The correct answer is apparently 5.8V.

  • \$\begingroup\$ I would say you are correct with your 3.2V answer. It is impossible that the lowest resistor value in the circuit drops more than half of the supplied voltage... \$\endgroup\$ – Douwe66 Jan 7 '19 at 9:36
  • 2
    \$\begingroup\$ Not only do you not have frequencies, you don't have capacitance values. So, you pretty much have to do it using the given reactance, and ignore the frequency. But, you have to keep in mind that you are dealing with the reactance of capacitors. How does that affect the reactances (summing and parallel circuits?) \$\endgroup\$ – JRE Jan 7 '19 at 9:56
  • \$\begingroup\$ The reactances are given so you do not need frequency. You cannot treat reactances as resistances. Resistances and Reactances must be combined into impedances. For example: Z1 = R1 - jXC1 \$\endgroup\$ – StainlessSteelRat Jan 7 '19 at 17:01

First of all you don't care about the frequency of the source, since you have the reactance of the caps:

\$X_C=-j\frac{1}{ωC} = -j \cdot\texttt{fixed}\$

\$R_2\$ and \$C_2\$ are in parallel, so:

\$R_2//X_{C_2} = \frac{R_2\cdot X_{C_2}}{R_2+ X_{C_2}}=\frac{333\cdot (-j250)}{333-j250}=\frac{83250\angle{-90}}{416.4\angle{-35.9}}=200\angle{-53.1}\$

Then, \$R_1, C_1\$ and \$R_2//X_{C_2}\$ are in series. Calculating the total Z can give you the current exiting the source and finally \$V_{R_1}=R1\cdot I\$.
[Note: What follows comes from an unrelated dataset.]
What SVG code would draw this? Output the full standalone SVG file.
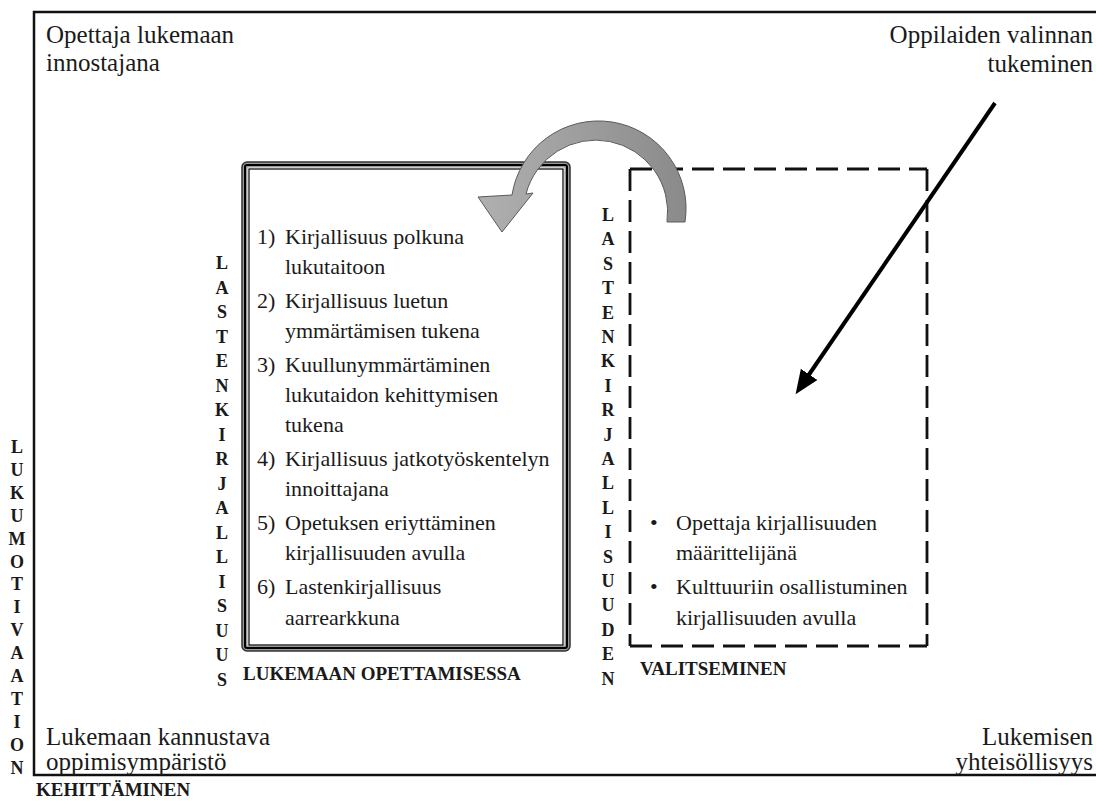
<svg xmlns="http://www.w3.org/2000/svg" width="1096" height="802" viewBox="0 0 1096 802">
<defs>
<style>
text{font-family:"Liberation Serif","Tinos","Times New Roman","DejaVu Serif",serif;fill:#1a1a1a}
.t{font-size:22px}
.c{font-size:25px}
.b{font-size:19px;font-weight:bold}
.v{font-size:18px;font-weight:bold;text-anchor:middle}
.dash{stroke:#111;stroke-width:2.8;stroke-dasharray:22 9;fill:none}
</style>
<linearGradient id="g" x1="0" y1="0" x2="1" y2="0">
<stop offset="0" stop-color="#b0b0b0"/>
<stop offset="1" stop-color="#8a8a8a"/>
</linearGradient>
<marker id="ah" markerUnits="userSpaceOnUse" markerWidth="26" markerHeight="24" refX="2" refY="12" orient="auto">
<path d="M0,2 L24,12 L0,22 Z" fill="#000"/>
</marker>
</defs>
<rect width="1096" height="802" fill="#fff"/>

<g id="frame">
<rect x="34" y="12" width="1075" height="763" fill="none" stroke="#111" stroke-width="2.5"/>
<text class="c" x="46" y="43">Opettaja lukemaan</text>
<text class="c" x="46" y="71">innostajana</text>
<text class="c" x="1093" y="43" text-anchor="end">Oppilaiden valinnan</text>
<text class="c" x="1093" y="72" text-anchor="end">tukeminen</text>
<text class="c" x="46" y="745">Lukemaan kannustava</text>
<text class="c" x="46" y="770">oppimisympäristö</text>
<text class="c" x="1093" y="745" text-anchor="end">Lukemisen</text>
<text class="c" x="1093" y="770" text-anchor="end">yhteisöllisyys</text>
</g>

<g id="label-lukumotivaatio">
<text class="v"><tspan x="17" y="453">L</tspan><tspan x="17" dy="22.9">U</tspan><tspan x="17" dy="22.9">K</tspan><tspan x="17" dy="22.9">U</tspan><tspan x="17" dy="22.9">M</tspan><tspan x="17" dy="22.9">O</tspan><tspan x="17" dy="22.9">T</tspan><tspan x="17" dy="22.9">I</tspan><tspan x="17" dy="22.9">V</tspan><tspan x="17" dy="22.9">A</tspan><tspan x="17" dy="22.9">A</tspan><tspan x="17" dy="22.9">T</tspan><tspan x="17" dy="22.9">I</tspan><tspan x="17" dy="22.9">O</tspan><tspan x="17" dy="22.9">N</tspan></text>
<text class="b" x="36" y="796">KEHITTÄMINEN</text>
</g>

<g id="box-opettaminen">
<rect x="242" y="162" width="328" height="489" rx="5" fill="#9a9a9a" stroke="#333" stroke-width="1.5"/>
<rect x="245" y="165" width="322" height="483" rx="2" fill="#9a9a9a" stroke="#000" stroke-width="2"/>
<rect x="247.5" y="167.5" width="317" height="478" fill="#fff"/>
<rect x="249" y="169" width="314" height="476" fill="#fff" stroke="#000" stroke-width="1.2"/>
<text class="t" x="257" y="244">1)</text><text class="t" x="285" y="244">Kirjallisuus polkuna</text>
<text class="t" x="285" y="274">lukutaitoon</text>
<text class="t" x="257" y="308">2)</text><text class="t" x="285" y="308">Kirjallisuus luetun</text>
<text class="t" x="285" y="338">ymmärtämisen tukena</text>
<text class="t" x="257" y="372">3)</text><text class="t" x="285" y="372">Kuullunymmärtäminen</text>
<text class="t" x="285" y="402">lukutaidon kehittymisen</text>
<text class="t" x="285" y="432">tukena</text>
<text class="t" x="257" y="466">4)</text><text class="t" x="285" y="466">Kirjallisuus jatkotyöskentelyn</text>
<text class="t" x="285" y="496">innoittajana</text>
<text class="t" x="257" y="530">5)</text><text class="t" x="285" y="530">Opetuksen eriyttäminen</text>
<text class="t" x="285" y="560">kirjallisuuden avulla</text>
<text class="t" x="257" y="594">6)</text><text class="t" x="285" y="594">Lastenkirjallisuus</text>
<text class="t" x="285" y="625">aarrearkkuna</text>
<text class="v"><tspan x="222" y="269">L</tspan><tspan x="222" dy="24.5">A</tspan><tspan x="222" dy="24.5">S</tspan><tspan x="222" dy="24.5">T</tspan><tspan x="222" dy="24.5">E</tspan><tspan x="222" dy="24.5">N</tspan><tspan x="222" dy="24.5">K</tspan><tspan x="222" dy="24.5">I</tspan><tspan x="222" dy="24.5">R</tspan><tspan x="222" dy="24.5">J</tspan><tspan x="222" dy="24.5">A</tspan><tspan x="222" dy="24.5">L</tspan><tspan x="222" dy="24.5">L</tspan><tspan x="222" dy="24.5">I</tspan><tspan x="222" dy="24.5">S</tspan><tspan x="222" dy="24.5">U</tspan><tspan x="222" dy="24.5">U</tspan><tspan x="222" dy="24.5">S</tspan></text>
<text class="b" x="243" y="680">LUKEMAAN OPETTAMISESSA</text>
</g>

<g id="box-valitseminen">
<path class="dash" d="M630,169 H927"/>
<path class="dash" d="M630,169 V646"/>
<path class="dash" d="M630,646 H927"/>
<path class="dash" d="M927,169 V646"/>
<text class="t" x="650" y="530">•</text><text class="t" x="676" y="530">Opettaja kirjallisuuden</text>
<text class="t" x="676" y="560">määrittelijänä</text>
<text class="t" x="650" y="594">•</text><text class="t" x="676" y="594">Kulttuuriin osallistuminen</text>
<text class="t" x="676" y="625">kirjallisuuden avulla</text>
<text class="v"><tspan x="608" y="221">L</tspan><tspan x="608" dy="24.4">A</tspan><tspan x="608" dy="24.4">S</tspan><tspan x="608" dy="24.4">T</tspan><tspan x="608" dy="24.4">E</tspan><tspan x="608" dy="24.4">N</tspan><tspan x="608" dy="24.4">K</tspan><tspan x="608" dy="24.4">I</tspan><tspan x="608" dy="24.4">R</tspan><tspan x="608" dy="24.4">J</tspan><tspan x="608" dy="24.4">A</tspan><tspan x="608" dy="24.4">L</tspan><tspan x="608" dy="24.4">L</tspan><tspan x="608" dy="24.4">I</tspan><tspan x="608" dy="24.4">S</tspan><tspan x="608" dy="24.4">U</tspan><tspan x="608" dy="24.4">U</tspan><tspan x="608" dy="24.4">D</tspan><tspan x="608" dy="24.4">E</tspan><tspan x="608" dy="24.4">N</tspan></text>
<text class="b" x="640" y="675">VALITSEMINEN</text>
</g>

<g id="connectors">
<path id="curved-arrow" d="M685,222 A87.5,87.5 0 0 0 512,195 L478,197 L502,232 L533,193 L526,194 A72,72 0 0 1 667,222 Z" fill="url(#g)" stroke="#5a5a5a" stroke-width="1"/>
<line id="straight-arrow" x1="995" y1="103" x2="808" y2="376" stroke="#000" stroke-width="4" marker-end="url(#ah)"/>
</g>
</svg>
Keep in mind that books make mistakes too...


As the impedance of each component is given, the frequency of the supply does not matter.

The Voltage Drop across \$R1\$ will be found by first calculating total impedance of \$R2\$, \$C1\$ and \$C2\$ As \$R2//XC2\$ therefore, \$R2//XC2=\frac{R2⋅XC2}{R2+XC2}=\frac{333⋅(−j250)}{333−j250}=200\angle−53.1\$

then \$XC1+(R2//XC2)=240\angle-90+200\angle-53.1=120.1-j399.94\$

Suppose the sum is denoted by \$Zo\$. The voltage across R1 will be calculated by the voltage divider rule which is

$$ V_{R1}=V_{s}*\frac{R1}{R1+Zo} $$


You can solve this as a voltage divider, but you have to deal with the impedances as complex numbers. The given impedance for the capacitors should be taken as -j|Xc| where Xc is what has been given.

So the magnitude of the voltage output will simply be:

|Vout| = \$10 \cdot |\frac{Z1}{R1-jXc1+Z1}|\$ where Z1 = \$\frac{R2\cdot (-jXc2)}{R2 -jXc2}\$

The rest of it is just straightforward arithmetic with complex numbers.

Remember to multiply numerator and denominator by the complex conjugate of the denominator to simplify complex ratios (assuming you are working in rectangular coordinates), and how to find the magnitude of a complex number.

Hint: The supposed answer is not correct, however the correct answer is in the list of possible answers.